中国の「監視社会」がこんなところにも…日本人が思わず驚く中国の当たり前
戸籍によって格差が生まれる
日本では場合によって、諸々の手続きの際に「戸籍」の証明書が必要になります。
もちろん日本でも何らかの事情で出生の届け出がされなかった無戸籍の方もいますが、人生を決定的に左右する力は持っていません。
日本では若い人の場合は特にパスポートを取得する際、あるいは結婚する際にお世話になる程度ではないでしょうか。現代では廃止論すらあるくらいです。
しかし、中国の場合は異なります。戸籍には、膨大な種類があり、その違いによって、就職の可否にも社会保障の有無にも移動の自由にも、大きな影響力を持っているのです。

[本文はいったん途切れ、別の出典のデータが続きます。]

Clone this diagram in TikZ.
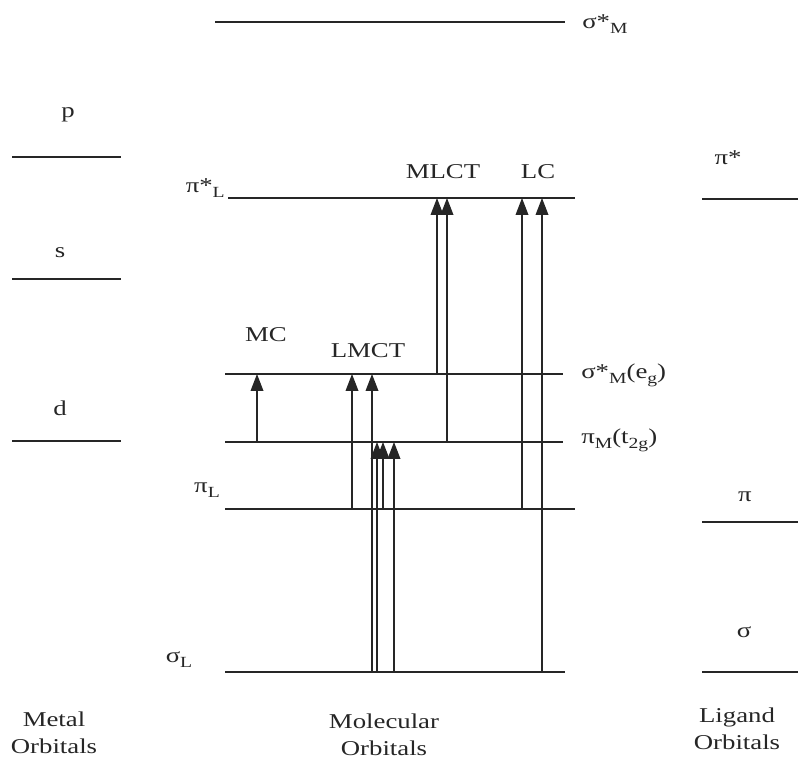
\documentclass[tikz,border=0pt]{standalone}
\usepackage{fontspec}
\setmainfont{Liberation Serif}[FakeStretch=1.27]
\usetikzlibrary{arrows.meta,calc}

\tikzset{
  level/.style={line width=1.3pt, draw=black!85},
  exc/.style={line width=0.9pt, draw=black!85, -{Triangle[width=9pt,length=12pt]}},
  lab/.style={font=\fontsize{15}{19}\selectfont, inner sep=0pt, text=black!85},
}
\newcommand{\sbs}[1]{\raisebox{-0.5ex}{\fontsize{11}{11}\selectfont #1}}

\begin{document}
\begin{tikzpicture}[x=0.025cm, y=-0.025cm]
    \useasboundingbox (0,0) rectangle (798,768);

    % levels: name / left / right / height
    \foreach \n/\xa/\xb/\y in {sigsM/215/565/22, pisL/228/575/198, sigsMe/225/563/374,
        pitM/225/563/442, piL/225/575/509, sigL/225/565/672,
        mp/12/121/157, ms/12/121/279, md/12/121/441,
        lpis/702/798/199, lpi/702/798/522, lsig/702/798/672} {
        \coordinate (\n-w) at (\xa,\y);
        \coordinate (\n-e) at (\xb,\y);
        \draw[level] (\n-w) -- (\n-e);
    }

    % Excitations
    \foreach \x/\from/\to in {257/pitM/sigsMe, 352/piL/sigsMe, 372/sigL/sigsMe,
        377/sigL/pitM, 383/piL/pitM, 394/sigL/pitM,
        437/sigsMe/pisL, 447/pitM/pisL, 522/piL/pisL, 542/sigL/pisL} {
        \draw[exc] (\x,0 |- \from-w) -- (\x,0 |- \to-w);
    }

    \node[lab] (MC) at (266,335) {MC};
    \node[lab] (LMCT) at (368,351) {LMCT};
    \node[lab] (MLCT) at (443,172) {MLCT};
    \node[lab] (LC) at (538,172) {LC};

    % level labels
    \node[lab, anchor=west] (tsigsM) at (582,24) {σ*\sbs{M}};
    \node[lab, anchor=east] (tpisL) at (225,188) {π*\sbs{L}};
    \node[lab, anchor=west] (tsigsMe) at (581,375) {σ*\sbs{M}(e\sbs{g})};
    \node[lab, anchor=west] (tpitM) at (581,440) {π\sbs{M}(t\sbs{2g})};
    \node[lab] (tpiL) at (207,490) {π\sbs{L}};
    \node[lab] (tsigL) at (179,660) {σ\sbs{L}};

    \foreach \n/\t/\x/\y in {tmp/p/68/115, tms/s/60/253, tmd/d/60/408,
        tlpis/π*/728/158, tlpi/π/745/497, tlsig/σ/744/632} {
        \node[lab] (\n) at (\x,\y) {\t};
    }

    \node[lab, align=center] (metal) at (54,733) {Metal\\Orbitals};
    \node[lab, align=center] (mol) at (384,735) {Molecular\\Orbitals};
    \node[lab, align=center] (lig) at (737,729) {Ligand\\Orbitals};
\end{tikzpicture}
\end{document}
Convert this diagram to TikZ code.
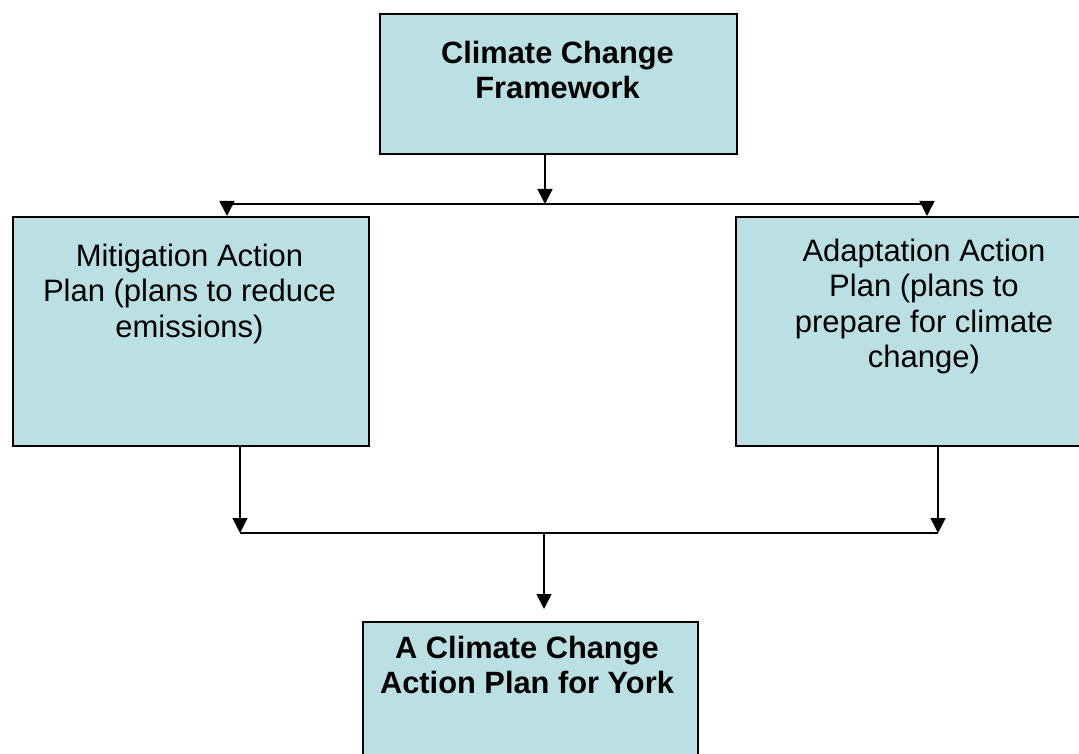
\documentclass[tikz,border=0pt]{standalone}
\usepackage{fontspec}
\setmainfont{Liberation Sans}
\usetikzlibrary{arrows.meta,calc}
\definecolor{boxfill}{RGB}{187,224,227}
\tikzset{
  box/.style={draw=black, fill=boxfill, line width=2.2pt, anchor=north west, inner sep=0pt},
  boxtext/.style={anchor=north, inner sep=0pt, align=center, font=\fontsize{31}{35.5}\selectfont},
  boldtext/.style={boxtext, font=\fontsize{30.8}{35}\selectfont\bfseries},
  conn/.style={line width=1.6pt, draw=black},
  arr/.style={conn, -{Triangle[length=15pt,width=15pt]}}
}
\begin{document}
\begin{tikzpicture}[x=1pt,y=-1pt]
\useasboundingbox (0,0) rectangle (1079,754);
\clip (0,0) rectangle (1079,754);
% boxes
\node[box, minimum width=357pt, minimum height=140pt] (top) at (379,13) {};
\node[box, minimum width=356pt, minimum height=229pt] (left) at (12,216) {};
\node[box, minimum width=360pt, minimum height=229pt] (right) at (735,216) {};
\node[box, minimum width=335pt, minimum height=160pt] (bot) at (362,621) {};
% texts
\node[boldtext] (topT) at (557.5,41) {Climate Change\\Framework};
\node[boxtext] (leftT) at (189.5,243.5) {Mitigation Action\\Plan (plans to reduce\\emissions)};
\node[boxtext] (rightT) at (924,238.5) {Adaptation Action\\Plan (plans to\\prepare for climate\\change)};
\node[boldtext] (botT) at (527,636) {A Climate Change\\Action Plan for York};
% junctions
\coordinate (j1) at (545,204);
\coordinate (jl) at (227,204);
\coordinate (jr) at (927,204);
\coordinate (kl) at (240,533);
\coordinate (kr) at (938,533);
\coordinate (k) at (544,533);
% connectors
\draw[arr] (top.south -| j1) -- (j1);
\draw[conn] (jl) -- (jr);
\draw[arr] (jl) -- (jl |- left.north);
\draw[arr] (jr) -- (jr |- right.north);
\draw[arr] (left.south -| kl) -- (kl);
\draw[arr] (right.south -| kr) -- (kr);
\draw[conn] (kl) -- (kr);
\draw[arr, shorten >=12pt] (k) -- (k |- bot.north);
\end{tikzpicture}
\end{document}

中国の戸籍を大まかに分類すると、「都市戸籍(非農業家庭戸)」と「農村戸籍(農業家庭戸)」に分かれます。
この違いが設定された時期は1958(昭和33)年。都市部に集中する人口の流れを食い止め、都市部に暮らす人たちの暮らしや仕事を守るために設けられた制度でした。
仮に出稼ぎで、農村戸籍を持つ中国人が都市部に出かけたとします。その場合、農村戸籍を持った中国人は戸籍が理由で大きなハンデを負います。社会保障制度を都市戸籍の人ほど受けられません。支給額など待遇にも隔たりが生まれます。
現在、全人口に占める都市戸籍保有者の割合は約45%、農村戸籍保有者は約55%といわれています。
一部の超大都市を除く都市部では、戸籍の取得に関する制限を撤廃または緩和する動きがあります。生活困窮世帯を都市部に生み出す一因になるなどやはり問題のある制度だからです。
しかし、見方を変えると、それだけの社会問題を生み出すくらい中国の戸籍は大きな影響力を持つのです。